The company also said it would widen its investigation beyond 625,000 Mitsubishi-made mini “kei” cars sold under the Mitsubishi and Nissan brands.
It announced the appointment of a high-powered independent committee to “get to the cause of this improper conduct and who is responsible”.
So far, the scandal appears to be confined to vehicles sold in Japan, although definitive assurances on that have yet to be given.
Mitsubishi Motors Australia Limited last week released a statement saying it was monitoring the situation, and today, head of communications Shayne Welsh said there was not much more she could add.
The sixth largest Japanese motor manufacturer has been savaged on the Japanese stock market since the news broke, reportedly losing half of its value, about $A3.9 billion.
Japanese reports suggest authorities have raided one of the company’s research and development centres.
In the United States, Automotive News reports that the Environmental Protection Agency (EPA) has directed Mitsubishi to provide additional information on its US vehicles. It also has asked the company to do additional tests on vehicles in future.
The latest disclosure of “improper conduct” came to light in a report by Mitsubishi management to the Japanese ministry of land, infrastructure, transport and tourism.
The nub of the issue revolves around a so-called “coasting test” used to measure vehicle resistance under mandatory rules. The data collected under such tests is used to calibrate dynamometers to simulate real-world driving for fuel tests.
According to the report, the issued started in 1991 when Mitsubishi began using a “high-speed coasting test” instead of the standard coasting test to measure vehicle resistance, contrary to the Road Transport Vehicle Act.
“In January 2001, a test was run that compared the coasting test to the high-speed coasting test and the difference in results was found never to exceed 2.3 per cent,” it said.
“In February 2007, the testing manual was updated to add that the coasting test is to be used for DOM (domestic market vehicles). Nevertheless, the high-speed coasting test continued to be used thereafter.” Mitsubishi admitted the test breached Japanese law.
The next step for Mitsubishi is an investigation by an independent committee of three lawyers led by a former top Tokyo prosecutor Keiichi Watanabe.

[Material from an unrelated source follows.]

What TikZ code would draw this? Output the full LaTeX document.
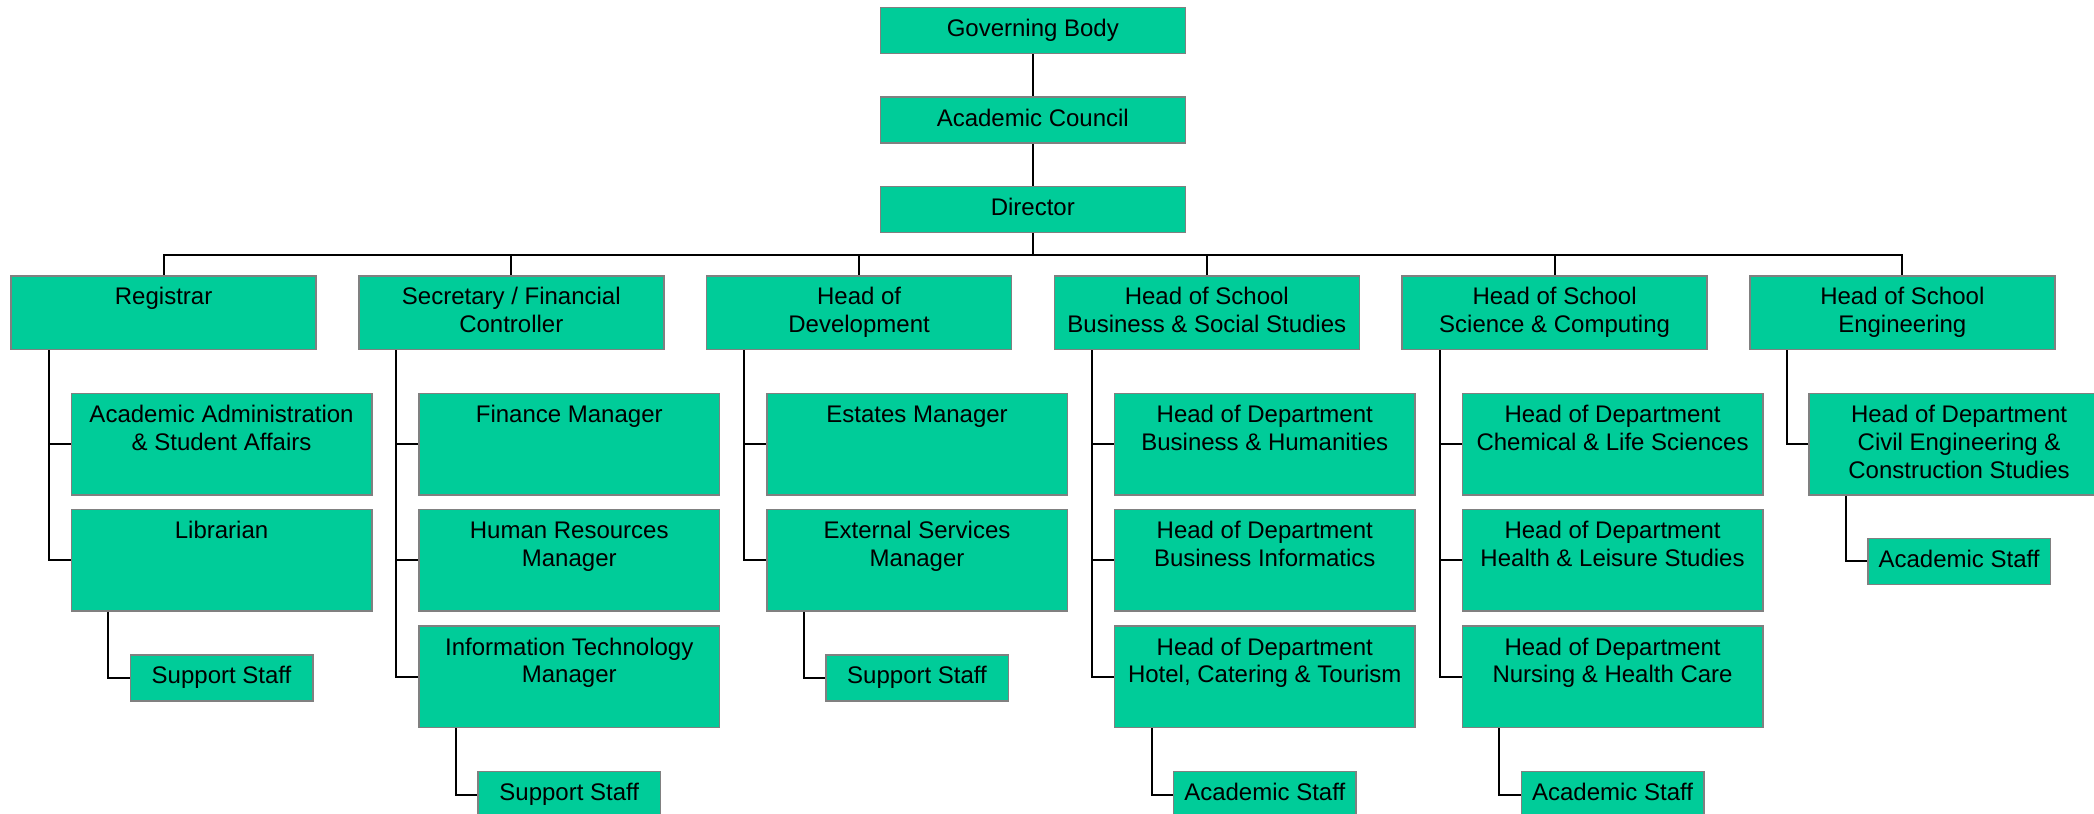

“The committee shall investigate the matter for about the next three months, and make a report on its results,” the company said in a statement. “MMC plans to disclose the report in a timely manner.” Last week, the news of the fuel test manipulation broke when Mitsubishi apologised for improper testing for Japanese-market mini cars, including 157,000 Mitsubishi eK Wagons and eK Spaces, as well as 468,000 MMC-built Nissan Dayz and Dayz Roox from June 2013 to March 2016.